A Kayonza, cela passe par le reboisement, la remise en état des sources, le rabattage des animaux sauvages échappés du parc national d’Akagera, près de la frontière tanzanienne, ou encore la création de passages pour piétons. Cela comporte aussi d’assimiler le lourd héritage du génocide.
La Croix-Rouge rwandaise s’est lancée dans des activités de recherche de personnes et des programmes au bénéfice des orphelins et autres enfants vulnérables dès 1994. Rien qu’en 2008, elle a assisté de diverses manières près de 9000 bénéficiaires dont plus de 600 ont suivi une formation professionnelle dans les métiers de la couture, de la charpente, de la cuisine, de la mécanique et de la soudure.
Le traumatisme, note Anita Mutesi, demeure encore très présent et les angoisses de ceux qui ont vécu cette tragédie, que ce soit en tant que victimes ou que bourreaux, se transmettent aux jeunes générations. Le message de la Croix-Rouge, diffusé principalement dans les écoles où l’organisation mène des activités de soutien psychosocial, est simple.
« Nous leur apprenons à vivre ensemble », poursuit la présidente, « nous leur expliquons que nous sommes tous des Rwandais. »
Sécheresse
Le projet de sécurité alimentaire à Kayonza, élément majeur des efforts de réduction des risques de la Croix-Rouge rwandaise qui est soutenu par la Fédération internationale, a été lancé à la suite d’une sécheresse particulièrement sévère en 2006.
Le fameux « pays des mille collines », dont beaucoup ont été entièrement terrassées pour les besoins de l’agriculture, est aussi un des plus peuplés d’Afrique en proportion de sa superficie, d’où une pénurie aiguë de terres arables.
Selon l’UNICEF, près de la moitié des enfants de moins de cinq ans souffrent de malnutrition chronique et plus de la moitié des ménages sont confrontés à l’insécurité alimentaire et particulièrement vulnérables aux fluctuations mondiales des prix des denrées de base.

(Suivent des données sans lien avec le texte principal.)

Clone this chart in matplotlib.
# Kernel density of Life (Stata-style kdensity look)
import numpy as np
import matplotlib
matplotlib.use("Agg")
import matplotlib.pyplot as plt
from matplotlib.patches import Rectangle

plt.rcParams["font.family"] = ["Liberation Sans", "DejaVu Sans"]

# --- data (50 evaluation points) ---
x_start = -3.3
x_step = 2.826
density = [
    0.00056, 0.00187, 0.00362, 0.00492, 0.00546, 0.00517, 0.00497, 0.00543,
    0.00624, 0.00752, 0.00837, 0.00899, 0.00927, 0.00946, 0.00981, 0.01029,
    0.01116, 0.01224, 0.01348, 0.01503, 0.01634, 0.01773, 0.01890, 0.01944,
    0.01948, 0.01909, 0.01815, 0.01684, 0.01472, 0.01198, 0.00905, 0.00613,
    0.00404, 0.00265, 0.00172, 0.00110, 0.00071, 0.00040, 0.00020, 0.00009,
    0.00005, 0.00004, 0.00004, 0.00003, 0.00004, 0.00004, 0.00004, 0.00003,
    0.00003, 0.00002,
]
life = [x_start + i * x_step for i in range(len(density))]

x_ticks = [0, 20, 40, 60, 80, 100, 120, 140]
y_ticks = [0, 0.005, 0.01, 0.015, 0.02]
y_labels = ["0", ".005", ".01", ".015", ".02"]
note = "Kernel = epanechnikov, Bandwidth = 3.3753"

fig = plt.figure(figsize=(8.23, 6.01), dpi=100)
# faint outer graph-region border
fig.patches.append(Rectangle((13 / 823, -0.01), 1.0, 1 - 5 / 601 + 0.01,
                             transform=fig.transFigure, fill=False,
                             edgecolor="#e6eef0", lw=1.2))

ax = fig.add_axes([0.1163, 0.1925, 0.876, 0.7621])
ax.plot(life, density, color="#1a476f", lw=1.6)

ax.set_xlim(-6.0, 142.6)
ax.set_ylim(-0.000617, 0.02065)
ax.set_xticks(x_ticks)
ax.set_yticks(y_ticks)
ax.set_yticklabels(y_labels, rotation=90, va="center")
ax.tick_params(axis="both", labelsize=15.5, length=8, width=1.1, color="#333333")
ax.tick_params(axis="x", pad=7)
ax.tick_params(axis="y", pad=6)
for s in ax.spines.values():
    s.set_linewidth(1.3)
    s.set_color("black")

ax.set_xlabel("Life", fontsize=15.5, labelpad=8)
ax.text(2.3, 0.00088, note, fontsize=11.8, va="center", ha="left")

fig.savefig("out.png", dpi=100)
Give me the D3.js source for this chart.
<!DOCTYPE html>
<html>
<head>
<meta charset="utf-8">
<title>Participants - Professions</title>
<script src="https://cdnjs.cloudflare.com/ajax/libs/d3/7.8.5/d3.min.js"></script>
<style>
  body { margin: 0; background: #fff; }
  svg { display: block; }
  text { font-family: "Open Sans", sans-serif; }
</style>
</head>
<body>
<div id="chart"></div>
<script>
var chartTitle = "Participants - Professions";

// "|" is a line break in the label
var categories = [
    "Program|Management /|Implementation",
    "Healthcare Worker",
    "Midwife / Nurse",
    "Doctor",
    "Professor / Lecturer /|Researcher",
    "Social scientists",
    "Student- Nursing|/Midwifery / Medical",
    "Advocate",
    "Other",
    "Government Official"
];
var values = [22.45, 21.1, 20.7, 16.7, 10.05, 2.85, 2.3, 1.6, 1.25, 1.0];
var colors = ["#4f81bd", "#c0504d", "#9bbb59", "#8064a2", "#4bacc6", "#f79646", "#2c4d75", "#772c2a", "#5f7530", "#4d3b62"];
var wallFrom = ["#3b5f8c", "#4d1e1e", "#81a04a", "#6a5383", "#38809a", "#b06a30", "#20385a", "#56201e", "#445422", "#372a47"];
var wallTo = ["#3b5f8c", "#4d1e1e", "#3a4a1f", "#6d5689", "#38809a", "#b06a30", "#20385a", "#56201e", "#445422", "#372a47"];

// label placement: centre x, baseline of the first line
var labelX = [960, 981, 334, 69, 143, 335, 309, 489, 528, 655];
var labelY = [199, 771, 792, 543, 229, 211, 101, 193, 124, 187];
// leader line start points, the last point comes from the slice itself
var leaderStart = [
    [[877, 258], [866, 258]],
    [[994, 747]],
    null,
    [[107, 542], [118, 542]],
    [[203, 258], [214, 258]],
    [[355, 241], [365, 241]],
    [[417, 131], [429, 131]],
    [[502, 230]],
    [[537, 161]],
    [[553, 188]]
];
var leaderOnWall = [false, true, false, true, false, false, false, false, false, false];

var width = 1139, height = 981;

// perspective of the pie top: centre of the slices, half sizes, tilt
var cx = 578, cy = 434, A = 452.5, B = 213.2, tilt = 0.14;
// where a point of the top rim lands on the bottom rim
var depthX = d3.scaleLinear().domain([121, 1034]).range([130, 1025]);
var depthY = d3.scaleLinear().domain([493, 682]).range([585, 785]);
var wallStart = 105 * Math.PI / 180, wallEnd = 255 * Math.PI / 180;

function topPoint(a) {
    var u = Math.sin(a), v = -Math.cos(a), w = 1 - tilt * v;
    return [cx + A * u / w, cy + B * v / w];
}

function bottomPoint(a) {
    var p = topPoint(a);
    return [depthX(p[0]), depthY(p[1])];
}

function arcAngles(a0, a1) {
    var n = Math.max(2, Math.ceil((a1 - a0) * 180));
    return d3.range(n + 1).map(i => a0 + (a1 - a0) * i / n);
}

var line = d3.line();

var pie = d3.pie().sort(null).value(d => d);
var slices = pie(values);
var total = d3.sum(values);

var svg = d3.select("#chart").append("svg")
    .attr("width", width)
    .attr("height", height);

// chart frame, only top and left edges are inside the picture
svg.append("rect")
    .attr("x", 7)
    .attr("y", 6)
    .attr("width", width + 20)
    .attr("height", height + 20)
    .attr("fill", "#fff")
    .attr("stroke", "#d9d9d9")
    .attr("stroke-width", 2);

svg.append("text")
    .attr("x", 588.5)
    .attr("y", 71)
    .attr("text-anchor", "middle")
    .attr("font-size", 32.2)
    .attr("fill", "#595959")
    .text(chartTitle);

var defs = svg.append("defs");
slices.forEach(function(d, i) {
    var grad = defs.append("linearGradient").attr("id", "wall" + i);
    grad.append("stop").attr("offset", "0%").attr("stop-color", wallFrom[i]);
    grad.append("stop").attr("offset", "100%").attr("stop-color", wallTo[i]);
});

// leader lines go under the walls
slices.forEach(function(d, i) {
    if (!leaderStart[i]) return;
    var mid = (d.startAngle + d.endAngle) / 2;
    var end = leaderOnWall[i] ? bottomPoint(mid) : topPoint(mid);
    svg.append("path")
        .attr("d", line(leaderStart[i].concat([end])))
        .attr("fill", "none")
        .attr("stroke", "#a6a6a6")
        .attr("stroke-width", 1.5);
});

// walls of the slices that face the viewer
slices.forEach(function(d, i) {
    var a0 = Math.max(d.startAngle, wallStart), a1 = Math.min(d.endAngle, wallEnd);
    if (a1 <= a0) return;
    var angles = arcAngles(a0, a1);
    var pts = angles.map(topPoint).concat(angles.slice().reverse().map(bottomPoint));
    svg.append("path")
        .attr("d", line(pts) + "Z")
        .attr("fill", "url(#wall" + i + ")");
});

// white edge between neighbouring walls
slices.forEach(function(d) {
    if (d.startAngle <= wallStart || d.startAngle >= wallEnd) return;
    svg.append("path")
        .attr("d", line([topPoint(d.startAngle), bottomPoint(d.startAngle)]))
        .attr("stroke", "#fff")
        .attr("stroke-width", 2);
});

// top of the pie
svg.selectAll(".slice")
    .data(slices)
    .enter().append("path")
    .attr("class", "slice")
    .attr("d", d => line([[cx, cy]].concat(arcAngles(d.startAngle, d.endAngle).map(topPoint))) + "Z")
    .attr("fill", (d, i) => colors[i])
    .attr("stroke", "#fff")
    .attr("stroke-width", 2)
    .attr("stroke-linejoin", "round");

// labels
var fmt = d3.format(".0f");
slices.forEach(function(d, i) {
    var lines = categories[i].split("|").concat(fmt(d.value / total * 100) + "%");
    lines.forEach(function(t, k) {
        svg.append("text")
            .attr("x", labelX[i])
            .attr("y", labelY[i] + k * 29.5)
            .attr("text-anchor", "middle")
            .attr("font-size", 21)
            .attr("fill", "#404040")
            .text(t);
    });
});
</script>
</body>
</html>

Pour Farida Mangazina, 48 ans, mère de quatre enfants et fière propriétaire d’une des magnifiques vaches inyambo qui ont vêlé à Kabuya 1, la nourriture est à présent un moindre soucis. Jadis considérées comme sacrées au Rwanda, ces bêtes produisent au moins quatre litres de lait par jour, une ressource considérable pour une famille rurale dépourvue de tout autre moyen de subsistance.
Farida Mangazina est aux petits soins pour ‘Bihogo’. Elle brosse chaque jour avec application le précieux animal en se gardant des imposantes cornes qui suivent le mouvement de balancier de sa tête.